2. Hybrid Columnar Compression (HCC)
Exadata supports columnar compression formats that don’t exist on standard Oracle storage. Compression ratios of 10×–30× are common for analytical tables, which means more data fits in memory and less I/O is needed.
3. Smart Flash Cache
Each storage cell has flash memory that caches frequently accessed blocks transparently. The cache is aware of database semantics — it can distinguish a full table scan (don’t cache; it’ll evict useful data) from frequent random reads (cache aggressively).
4. RDMA networking
The compute and storage tiers connect via RDMA over Converged Ethernet (RoCE). Round-trips are measured in microseconds. For workloads with lots of small I/O, the network alone is a meaningful win.
What you don’t get on commodity hardware
A traditional database server reads blocks from storage and applies all logic in the database tier. Exadata pushes filter, project, and aggregate operations into the storage tier. Without Exadata software running on the storage, you cannot replicate Smart Scan, HCC, or Smart Flash Cache.
This is why “running Oracle on a fast SSD array” doesn’t produce comparable performance — the architectural advantages are software, not just hardware. You can buy NVMe drives. You can’t buy Smart Scan separately.
Where Exadata earns its price
- Mixed OLTP and analytics on the same data. The classic Exadata fit. Your transactional system and your reporting system can run on the same database without one starving the other.
- Large analytical scans. Smart Scan plus HCC plus flash cache is genuinely hard to beat for queries that touch hundreds of millions of rows.
- Workload consolidation. A single Exadata can host dozens of databases at densities standard hardware can’t match. For organizations running many smaller Oracle databases, consolidation is often where Exadata pays for itself first.
- Strict latency SLAs. Microsecond-level network and predictable I/O make Exadata one of the most consistent performers under load.
Where it’s the wrong tool
- Small workloads. Exadata is priced for large enterprises. If your database fits comfortably in 1 TB and serves under 1,000 concurrent users, you’re paying for capacity you don’t need.
- Non-Oracle databases. Exadata is Oracle-only. If your roadmap includes Postgres or MongoDB, Exadata’s advantages don’t transfer.
- Cloud-portable strategies. Exadata is available on OCI, but if you’re committing to a multi-cloud strategy where workloads need to move across providers, locking into Exadata limits your portability.
- Workloads dominated by application logic. If your bottleneck is in the application tier, not the database, Exadata won’t help.
The cloud option
The good news: you don’t have to buy hardware to use Exadata. Oracle’s Exadata Cloud Service runs the same architecture on OCI as a managed service. Exadata Cloud@Customer puts an Exadata in your data center but Oracle manages it.
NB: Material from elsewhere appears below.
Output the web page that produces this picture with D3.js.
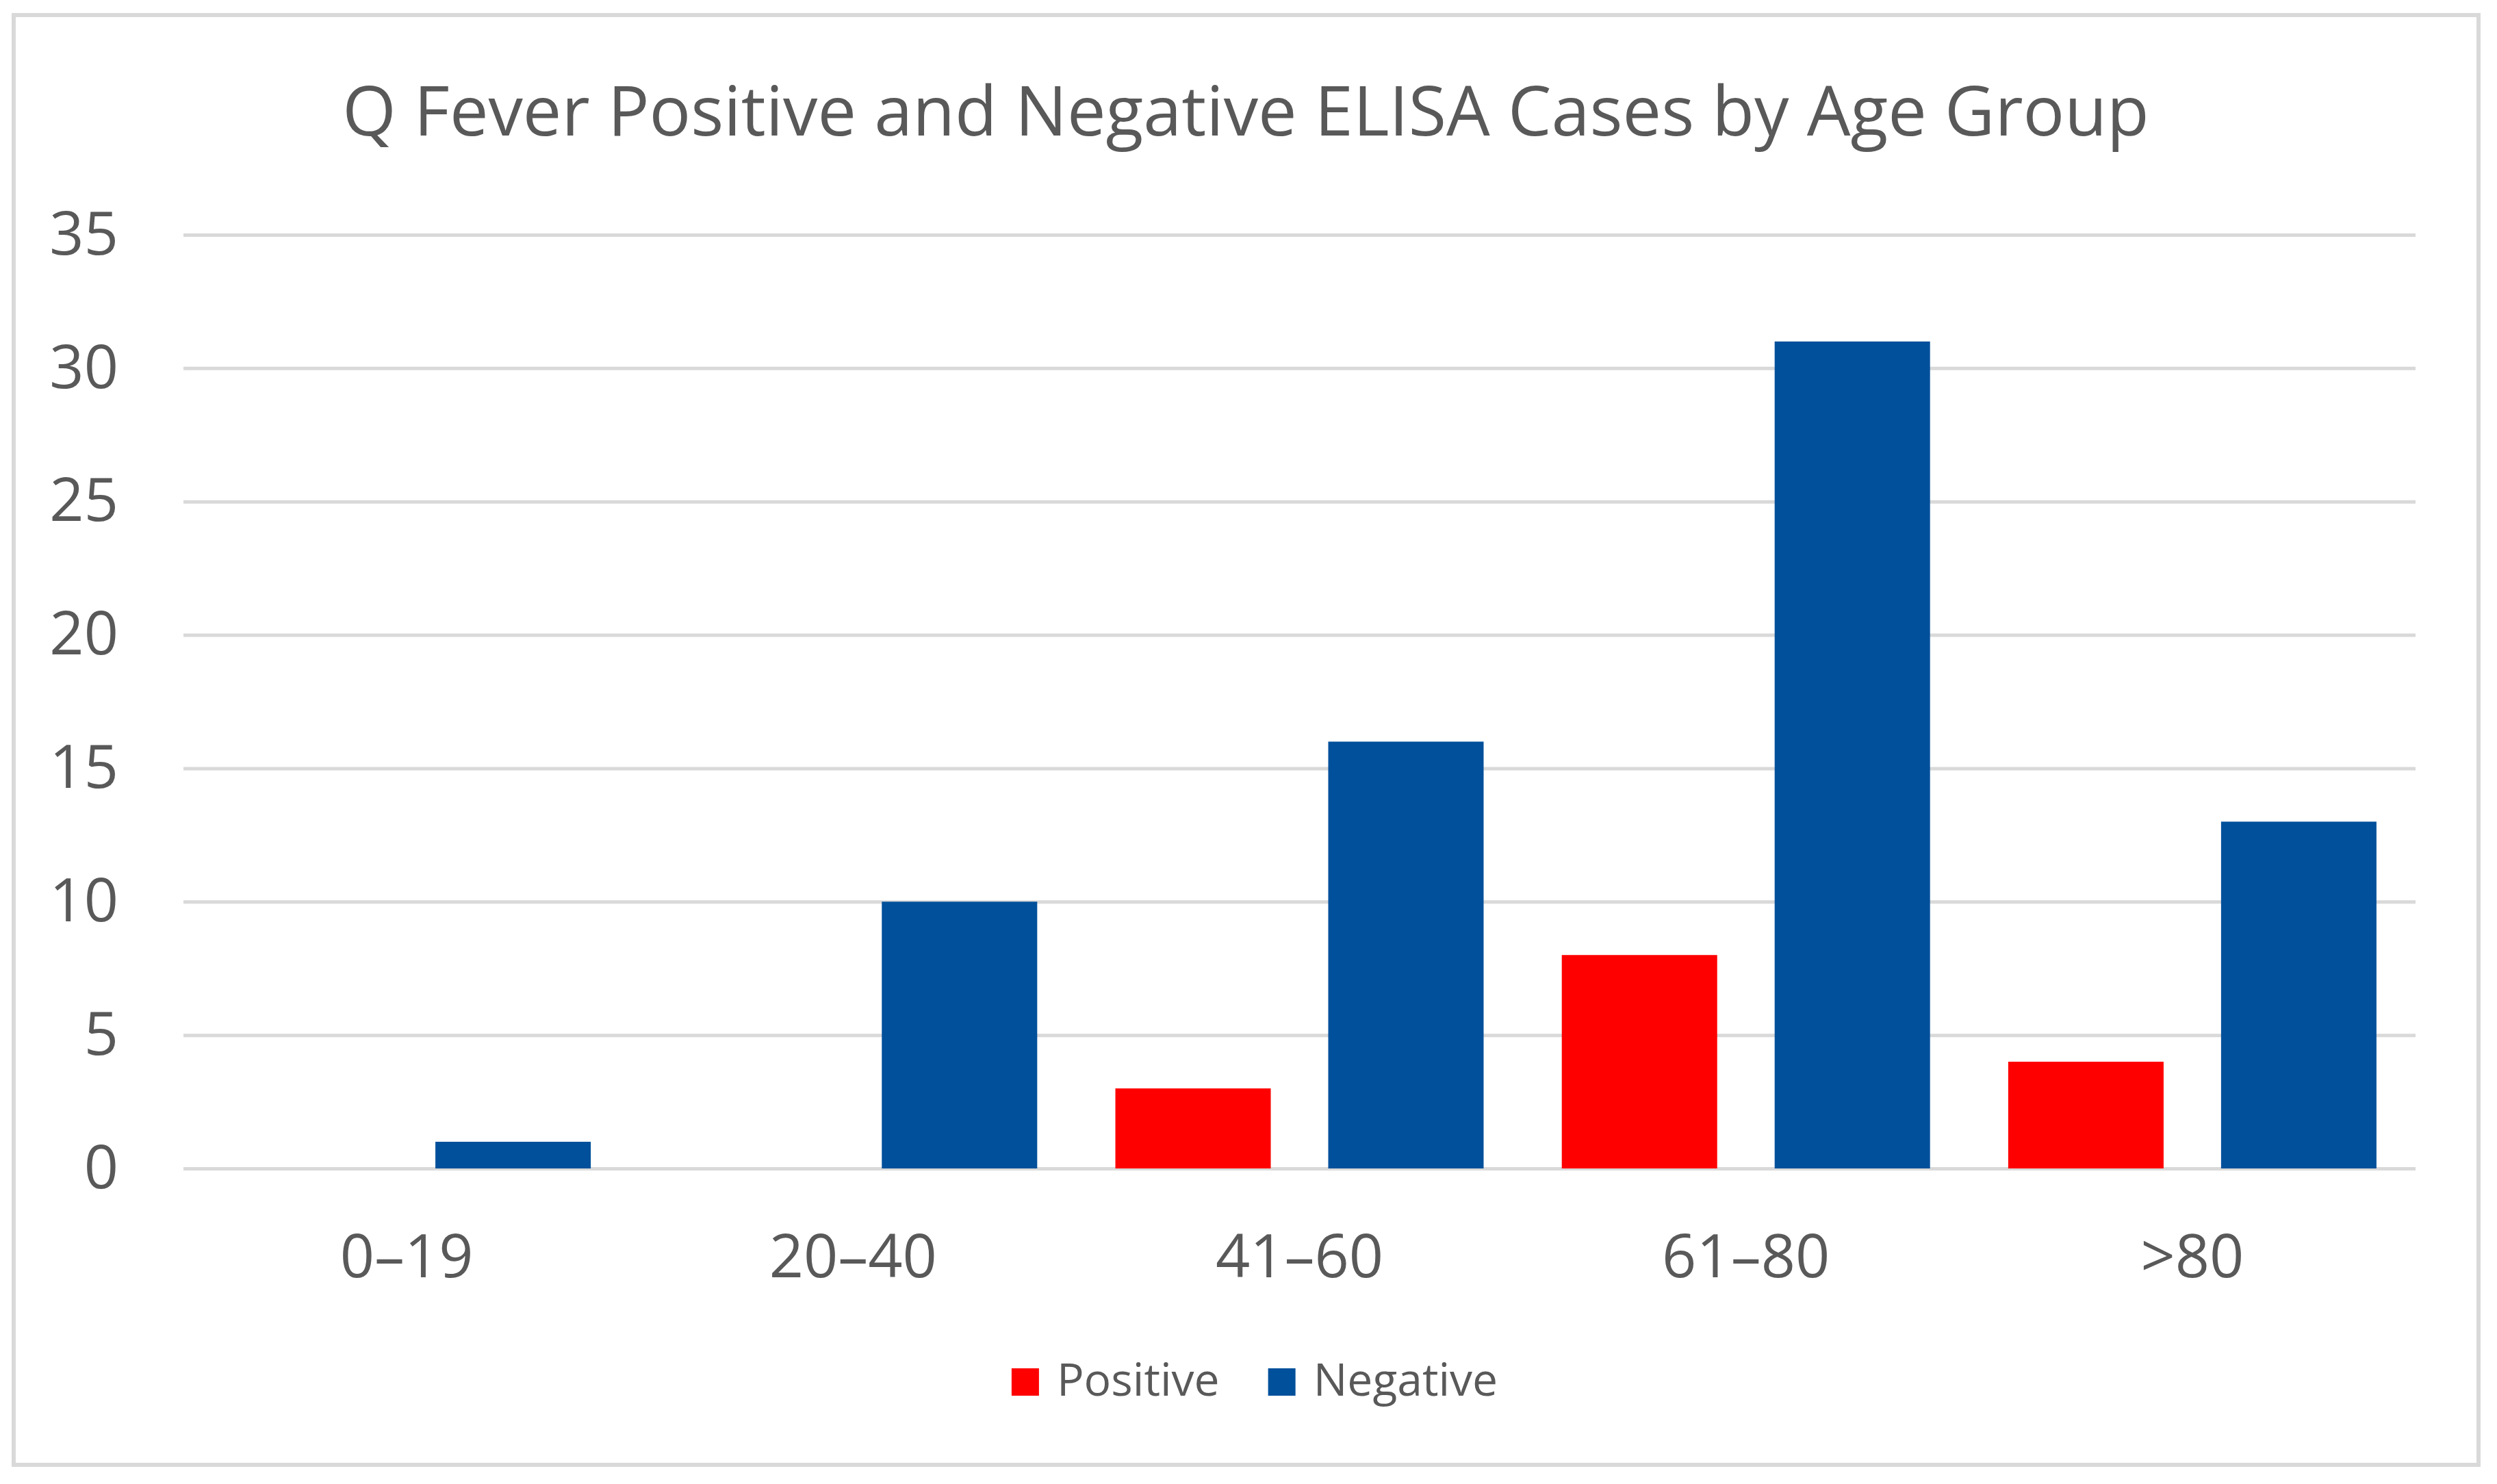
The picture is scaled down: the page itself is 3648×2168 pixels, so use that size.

For most organizations evaluating Exadata today, the cloud variants are the right entry point. You get the engineered system benefits without the procurement cycle of a hardware purchase, and you can scale up or down without re-racking gear.
The honest summary
Exadata is real engineering, not just marketing. The features that make it fast — Smart Scan, HCC, Smart Flash Cache, RDMA — are genuine technical advantages, not better-spec’d commodity hardware.
But it’s also expensive, Oracle-specific, and only worth the cost for workloads that actually exercise its capabilities. If you’re running a single OLTP application on a 500 GB database, Exadata is overkill. If you’re running mixed analytics and transactions on a multi-terabyte database with strict performance SLAs, it’s frequently the cheapest answer per query.
The right question isn’t “is Exadata fast?” — it is. The right question is “does my workload look like what Exadata is built for?”